(Code that draws figures)
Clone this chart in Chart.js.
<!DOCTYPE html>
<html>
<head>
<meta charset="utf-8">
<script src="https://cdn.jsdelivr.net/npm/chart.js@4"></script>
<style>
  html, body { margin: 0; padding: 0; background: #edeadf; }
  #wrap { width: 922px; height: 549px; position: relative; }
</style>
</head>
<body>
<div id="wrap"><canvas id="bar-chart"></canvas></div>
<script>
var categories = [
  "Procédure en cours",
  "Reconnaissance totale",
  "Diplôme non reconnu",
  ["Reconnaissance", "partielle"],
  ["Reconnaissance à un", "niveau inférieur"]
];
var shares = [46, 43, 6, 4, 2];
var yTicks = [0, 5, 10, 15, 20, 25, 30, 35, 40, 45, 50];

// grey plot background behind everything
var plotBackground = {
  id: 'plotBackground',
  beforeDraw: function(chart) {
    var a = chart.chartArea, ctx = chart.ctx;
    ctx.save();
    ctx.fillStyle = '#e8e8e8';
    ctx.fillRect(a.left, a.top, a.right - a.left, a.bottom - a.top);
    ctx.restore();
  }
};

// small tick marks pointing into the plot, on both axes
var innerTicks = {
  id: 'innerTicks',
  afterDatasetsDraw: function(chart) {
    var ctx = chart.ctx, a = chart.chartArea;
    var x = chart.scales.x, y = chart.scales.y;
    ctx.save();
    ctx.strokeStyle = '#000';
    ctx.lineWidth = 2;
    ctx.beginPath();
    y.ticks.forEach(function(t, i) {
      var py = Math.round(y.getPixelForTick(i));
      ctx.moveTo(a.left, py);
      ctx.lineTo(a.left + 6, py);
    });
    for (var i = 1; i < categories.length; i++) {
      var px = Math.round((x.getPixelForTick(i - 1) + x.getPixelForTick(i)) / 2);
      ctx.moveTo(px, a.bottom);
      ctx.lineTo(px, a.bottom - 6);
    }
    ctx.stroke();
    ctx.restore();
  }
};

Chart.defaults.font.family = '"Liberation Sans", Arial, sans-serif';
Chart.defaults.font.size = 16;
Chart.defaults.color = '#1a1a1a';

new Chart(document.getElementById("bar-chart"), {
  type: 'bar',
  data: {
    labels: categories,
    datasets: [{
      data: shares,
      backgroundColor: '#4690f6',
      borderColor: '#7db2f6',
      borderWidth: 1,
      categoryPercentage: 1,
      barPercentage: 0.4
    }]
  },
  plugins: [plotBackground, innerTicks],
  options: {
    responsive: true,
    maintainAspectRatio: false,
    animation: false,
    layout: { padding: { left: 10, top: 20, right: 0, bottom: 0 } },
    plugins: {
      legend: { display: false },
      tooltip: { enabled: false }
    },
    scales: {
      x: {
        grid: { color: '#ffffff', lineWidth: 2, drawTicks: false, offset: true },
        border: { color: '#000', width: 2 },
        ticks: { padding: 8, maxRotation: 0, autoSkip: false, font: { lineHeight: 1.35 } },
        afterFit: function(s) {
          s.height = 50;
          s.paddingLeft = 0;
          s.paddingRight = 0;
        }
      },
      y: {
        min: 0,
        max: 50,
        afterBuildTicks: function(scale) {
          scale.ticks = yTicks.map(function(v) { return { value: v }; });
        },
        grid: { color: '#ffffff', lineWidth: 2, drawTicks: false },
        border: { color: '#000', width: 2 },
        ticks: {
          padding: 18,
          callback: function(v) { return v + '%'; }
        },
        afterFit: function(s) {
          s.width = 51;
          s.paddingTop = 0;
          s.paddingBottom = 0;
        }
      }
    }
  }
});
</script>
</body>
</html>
---
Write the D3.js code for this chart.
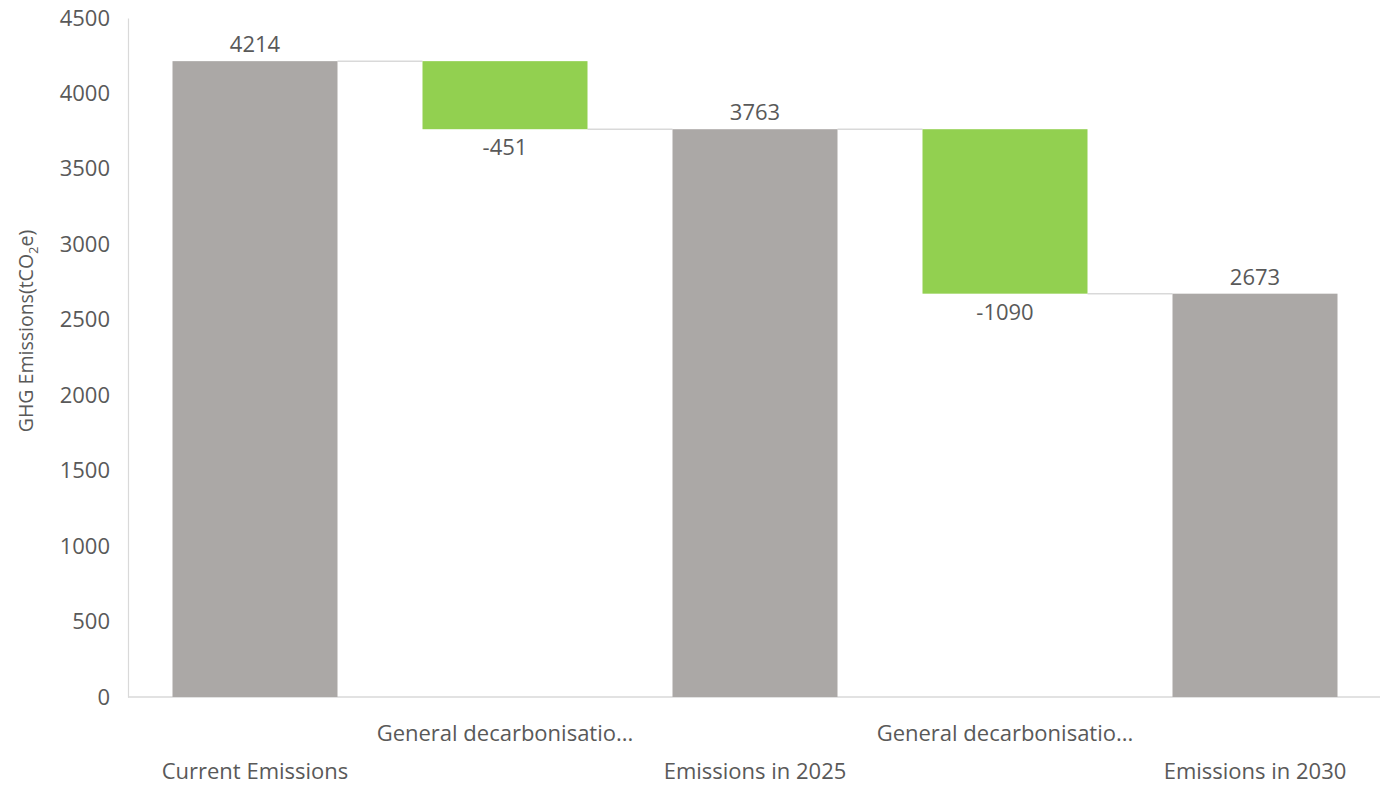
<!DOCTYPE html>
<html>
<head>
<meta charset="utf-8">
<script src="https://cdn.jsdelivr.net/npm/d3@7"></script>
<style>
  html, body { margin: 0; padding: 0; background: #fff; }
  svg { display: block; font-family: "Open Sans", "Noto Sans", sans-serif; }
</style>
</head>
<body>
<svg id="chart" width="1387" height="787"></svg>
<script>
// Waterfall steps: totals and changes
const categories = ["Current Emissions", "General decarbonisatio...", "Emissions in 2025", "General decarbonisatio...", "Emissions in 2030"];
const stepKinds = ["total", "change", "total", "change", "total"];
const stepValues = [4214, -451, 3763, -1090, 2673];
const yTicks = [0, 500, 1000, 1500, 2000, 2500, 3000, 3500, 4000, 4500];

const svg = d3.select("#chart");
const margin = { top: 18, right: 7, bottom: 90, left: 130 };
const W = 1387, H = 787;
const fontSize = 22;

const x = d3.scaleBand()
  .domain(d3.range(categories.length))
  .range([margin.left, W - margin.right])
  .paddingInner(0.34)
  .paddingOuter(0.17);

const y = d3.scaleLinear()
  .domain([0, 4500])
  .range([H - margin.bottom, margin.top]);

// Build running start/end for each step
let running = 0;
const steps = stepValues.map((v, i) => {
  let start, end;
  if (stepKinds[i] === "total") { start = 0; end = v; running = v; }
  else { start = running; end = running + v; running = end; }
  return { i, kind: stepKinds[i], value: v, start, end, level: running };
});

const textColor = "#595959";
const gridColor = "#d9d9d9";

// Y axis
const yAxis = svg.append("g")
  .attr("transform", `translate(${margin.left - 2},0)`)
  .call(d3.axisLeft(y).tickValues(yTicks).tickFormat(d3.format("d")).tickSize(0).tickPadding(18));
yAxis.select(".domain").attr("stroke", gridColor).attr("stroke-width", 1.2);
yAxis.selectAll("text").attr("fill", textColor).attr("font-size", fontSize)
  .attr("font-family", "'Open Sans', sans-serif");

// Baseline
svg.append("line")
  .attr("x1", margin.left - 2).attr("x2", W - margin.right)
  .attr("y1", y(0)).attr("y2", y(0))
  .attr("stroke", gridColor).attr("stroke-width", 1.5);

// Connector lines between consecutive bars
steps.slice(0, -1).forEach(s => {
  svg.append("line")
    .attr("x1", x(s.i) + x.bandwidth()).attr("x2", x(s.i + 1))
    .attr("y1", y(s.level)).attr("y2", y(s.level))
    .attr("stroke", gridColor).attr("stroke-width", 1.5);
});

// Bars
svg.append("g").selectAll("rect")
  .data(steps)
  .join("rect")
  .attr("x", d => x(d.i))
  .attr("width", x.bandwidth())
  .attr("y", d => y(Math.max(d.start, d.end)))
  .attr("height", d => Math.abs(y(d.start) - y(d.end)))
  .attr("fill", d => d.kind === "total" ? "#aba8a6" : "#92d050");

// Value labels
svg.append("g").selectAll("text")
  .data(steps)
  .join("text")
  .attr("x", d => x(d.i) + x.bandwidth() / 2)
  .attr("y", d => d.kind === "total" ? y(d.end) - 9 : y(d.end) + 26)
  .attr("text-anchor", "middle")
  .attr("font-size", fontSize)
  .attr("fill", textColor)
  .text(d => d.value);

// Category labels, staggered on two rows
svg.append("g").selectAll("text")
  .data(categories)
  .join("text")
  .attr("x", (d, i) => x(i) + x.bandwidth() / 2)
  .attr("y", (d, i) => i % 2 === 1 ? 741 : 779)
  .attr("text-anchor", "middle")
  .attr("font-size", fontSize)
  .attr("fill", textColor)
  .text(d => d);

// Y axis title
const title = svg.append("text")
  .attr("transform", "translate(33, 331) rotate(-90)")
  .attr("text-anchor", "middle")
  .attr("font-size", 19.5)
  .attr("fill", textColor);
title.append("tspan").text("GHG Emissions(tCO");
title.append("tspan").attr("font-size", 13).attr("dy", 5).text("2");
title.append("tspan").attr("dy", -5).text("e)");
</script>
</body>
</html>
==
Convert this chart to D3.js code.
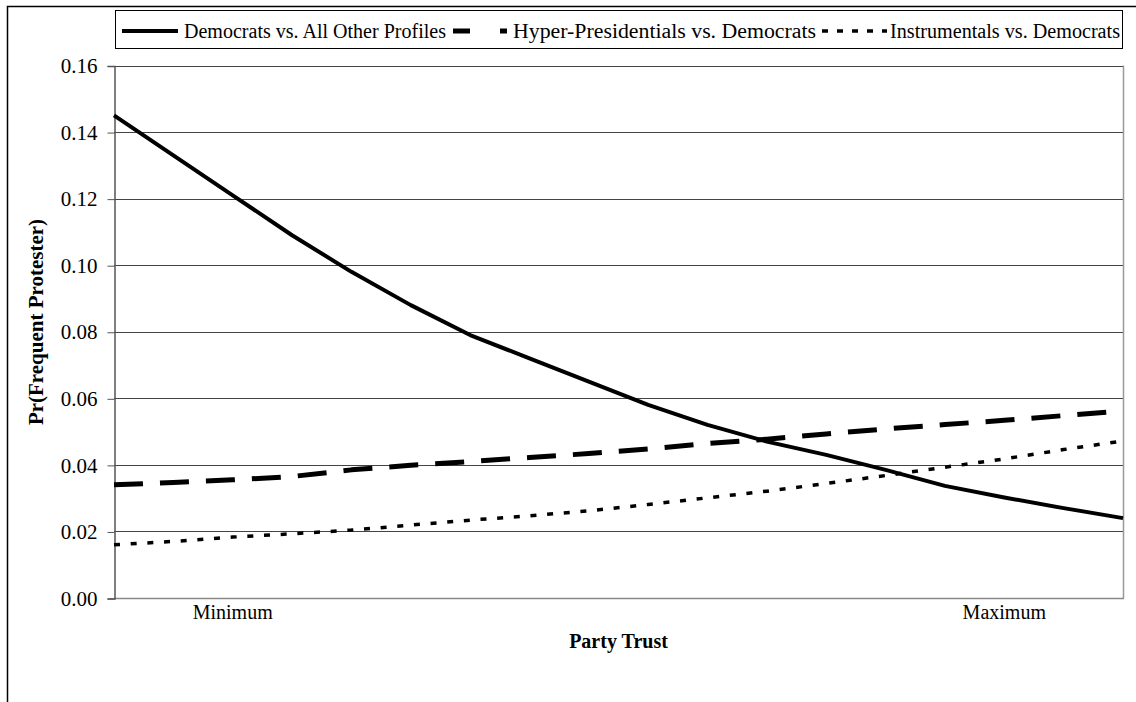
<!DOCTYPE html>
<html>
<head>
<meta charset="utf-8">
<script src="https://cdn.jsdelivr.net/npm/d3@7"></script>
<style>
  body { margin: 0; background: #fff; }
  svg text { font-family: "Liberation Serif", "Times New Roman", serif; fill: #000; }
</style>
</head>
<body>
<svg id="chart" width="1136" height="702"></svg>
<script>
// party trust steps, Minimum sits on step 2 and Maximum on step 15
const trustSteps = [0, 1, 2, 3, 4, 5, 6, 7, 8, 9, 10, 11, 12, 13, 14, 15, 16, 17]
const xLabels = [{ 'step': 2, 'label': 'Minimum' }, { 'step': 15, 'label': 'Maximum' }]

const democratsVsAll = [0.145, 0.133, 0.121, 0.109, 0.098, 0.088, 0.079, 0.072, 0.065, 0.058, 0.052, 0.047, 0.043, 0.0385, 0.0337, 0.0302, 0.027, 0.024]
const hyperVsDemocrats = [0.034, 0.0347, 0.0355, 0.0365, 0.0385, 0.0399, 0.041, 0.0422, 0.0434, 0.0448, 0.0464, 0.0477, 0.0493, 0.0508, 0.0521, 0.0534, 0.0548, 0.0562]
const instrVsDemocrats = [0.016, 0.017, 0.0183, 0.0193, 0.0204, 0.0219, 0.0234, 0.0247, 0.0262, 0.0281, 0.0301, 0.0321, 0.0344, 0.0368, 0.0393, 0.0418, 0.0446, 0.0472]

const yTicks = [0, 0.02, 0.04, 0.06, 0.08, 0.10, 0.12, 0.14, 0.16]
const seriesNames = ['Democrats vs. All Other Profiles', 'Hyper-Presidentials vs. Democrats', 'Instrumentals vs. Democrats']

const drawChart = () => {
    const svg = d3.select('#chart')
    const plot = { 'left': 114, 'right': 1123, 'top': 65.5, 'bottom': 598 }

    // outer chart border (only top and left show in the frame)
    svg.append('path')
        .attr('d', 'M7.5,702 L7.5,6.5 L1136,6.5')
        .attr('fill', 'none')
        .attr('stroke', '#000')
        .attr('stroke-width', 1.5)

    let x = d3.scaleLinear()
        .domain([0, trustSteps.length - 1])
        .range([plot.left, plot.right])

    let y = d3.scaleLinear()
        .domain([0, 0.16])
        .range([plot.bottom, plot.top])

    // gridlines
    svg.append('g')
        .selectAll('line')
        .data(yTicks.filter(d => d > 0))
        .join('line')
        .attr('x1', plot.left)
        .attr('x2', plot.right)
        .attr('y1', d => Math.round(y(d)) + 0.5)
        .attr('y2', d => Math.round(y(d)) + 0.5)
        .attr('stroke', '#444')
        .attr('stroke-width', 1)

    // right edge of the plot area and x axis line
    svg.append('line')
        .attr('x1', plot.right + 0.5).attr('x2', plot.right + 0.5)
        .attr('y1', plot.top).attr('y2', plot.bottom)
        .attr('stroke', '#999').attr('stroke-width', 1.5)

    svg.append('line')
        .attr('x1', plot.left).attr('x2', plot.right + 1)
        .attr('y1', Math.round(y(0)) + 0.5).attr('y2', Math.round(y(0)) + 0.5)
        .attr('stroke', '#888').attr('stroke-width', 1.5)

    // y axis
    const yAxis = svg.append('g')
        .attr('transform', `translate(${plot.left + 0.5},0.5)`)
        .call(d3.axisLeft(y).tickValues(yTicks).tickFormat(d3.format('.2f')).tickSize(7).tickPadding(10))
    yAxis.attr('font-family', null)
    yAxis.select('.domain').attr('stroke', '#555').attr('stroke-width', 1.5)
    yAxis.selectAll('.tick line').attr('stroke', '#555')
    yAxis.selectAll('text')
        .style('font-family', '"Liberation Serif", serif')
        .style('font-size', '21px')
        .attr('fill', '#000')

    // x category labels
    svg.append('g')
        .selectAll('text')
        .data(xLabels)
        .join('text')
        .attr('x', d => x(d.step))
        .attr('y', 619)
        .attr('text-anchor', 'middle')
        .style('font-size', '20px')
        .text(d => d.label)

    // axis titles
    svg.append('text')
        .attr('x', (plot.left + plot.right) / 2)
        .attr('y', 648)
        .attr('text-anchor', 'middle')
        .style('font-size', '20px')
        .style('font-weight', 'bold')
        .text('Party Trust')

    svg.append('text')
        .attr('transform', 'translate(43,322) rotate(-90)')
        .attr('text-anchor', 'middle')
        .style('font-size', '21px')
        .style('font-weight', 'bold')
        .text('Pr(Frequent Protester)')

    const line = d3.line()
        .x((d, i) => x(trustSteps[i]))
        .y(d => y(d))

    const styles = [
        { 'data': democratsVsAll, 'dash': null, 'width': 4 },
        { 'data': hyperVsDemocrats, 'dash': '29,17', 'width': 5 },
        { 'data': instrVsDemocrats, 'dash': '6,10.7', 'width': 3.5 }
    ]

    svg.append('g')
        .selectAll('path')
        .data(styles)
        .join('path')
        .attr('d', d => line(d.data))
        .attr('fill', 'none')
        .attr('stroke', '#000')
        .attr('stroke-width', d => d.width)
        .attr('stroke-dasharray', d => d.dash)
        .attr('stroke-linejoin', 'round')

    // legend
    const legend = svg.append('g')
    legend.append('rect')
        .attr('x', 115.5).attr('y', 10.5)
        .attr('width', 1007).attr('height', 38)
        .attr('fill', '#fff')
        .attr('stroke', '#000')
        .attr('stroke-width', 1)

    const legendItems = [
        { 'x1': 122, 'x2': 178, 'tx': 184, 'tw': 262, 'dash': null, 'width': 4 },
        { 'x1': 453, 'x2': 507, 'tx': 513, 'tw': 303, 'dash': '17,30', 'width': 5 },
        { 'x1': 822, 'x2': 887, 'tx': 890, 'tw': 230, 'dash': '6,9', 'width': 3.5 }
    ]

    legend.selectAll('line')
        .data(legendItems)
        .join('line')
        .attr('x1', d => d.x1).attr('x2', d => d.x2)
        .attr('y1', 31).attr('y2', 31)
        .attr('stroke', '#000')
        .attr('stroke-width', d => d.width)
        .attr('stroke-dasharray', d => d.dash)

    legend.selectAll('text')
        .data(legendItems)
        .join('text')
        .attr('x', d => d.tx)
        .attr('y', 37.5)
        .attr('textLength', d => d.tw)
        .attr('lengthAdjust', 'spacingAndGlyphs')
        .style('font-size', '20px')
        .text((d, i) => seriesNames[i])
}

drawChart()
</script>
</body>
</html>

### Written instruction
Using the data above, reproduce exactly the lines from the line that contains "Clone this chart in Chart.js." through the line that contains "Chart.defaults.color = '#1a1a1a';", including both.

### Final answer
Clone this chart in Chart.js.
<!DOCTYPE html>
<html>
<head>
<meta charset="utf-8">
<script src="https://cdn.jsdelivr.net/npm/chart.js@4"></script>
<style>
  html, body { margin: 0; padding: 0; background: #edeadf; }
  #wrap { width: 922px; height: 549px; position: relative; }
</style>
</head>
<body>
<div id="wrap"><canvas id="bar-chart"></canvas></div>
<script>
var categories = [
  "Procédure en cours",
  "Reconnaissance totale",
  "Diplôme non reconnu",
  ["Reconnaissance", "partielle"],
  ["Reconnaissance à un", "niveau inférieur"]
];
var shares = [46, 43, 6, 4, 2];
var yTicks = [0, 5, 10, 15, 20, 25, 30, 35, 40, 45, 50];

// grey plot background behind everything
var plotBackground = {
  id: 'plotBackground',
  beforeDraw: function(chart) {
    var a = chart.chartArea, ctx = chart.ctx;
    ctx.save();
    ctx.fillStyle = '#e8e8e8';
    ctx.fillRect(a.left, a.top, a.right - a.left, a.bottom - a.top);
    ctx.restore();
  }
};

// small tick marks pointing into the plot, on both axes
var innerTicks = {
  id: 'innerTicks',
  afterDatasetsDraw: function(chart) {
    var ctx = chart.ctx, a = chart.chartArea;
    var x = chart.scales.x, y = chart.scales.y;
    ctx.save();
    ctx.strokeStyle = '#000';
    ctx.lineWidth = 2;
    ctx.beginPath();
    y.ticks.forEach(function(t, i) {
      var py = Math.round(y.getPixelForTick(i));
      ctx.moveTo(a.left, py);
      ctx.lineTo(a.left + 6, py);
    });
    for (var i = 1; i < categories.length; i++) {
      var px = Math.round((x.getPixelForTick(i - 1) + x.getPixelForTick(i)) / 2);
      ctx.moveTo(px, a.bottom);
      ctx.lineTo(px, a.bottom - 6);
    }
    ctx.stroke();
    ctx.restore();
  }
};

Chart.defaults.font.family = '"Liberation Sans", Arial, sans-serif';
Chart.defaults.font.size = 16;
Chart.defaults.color = '#1a1a1a';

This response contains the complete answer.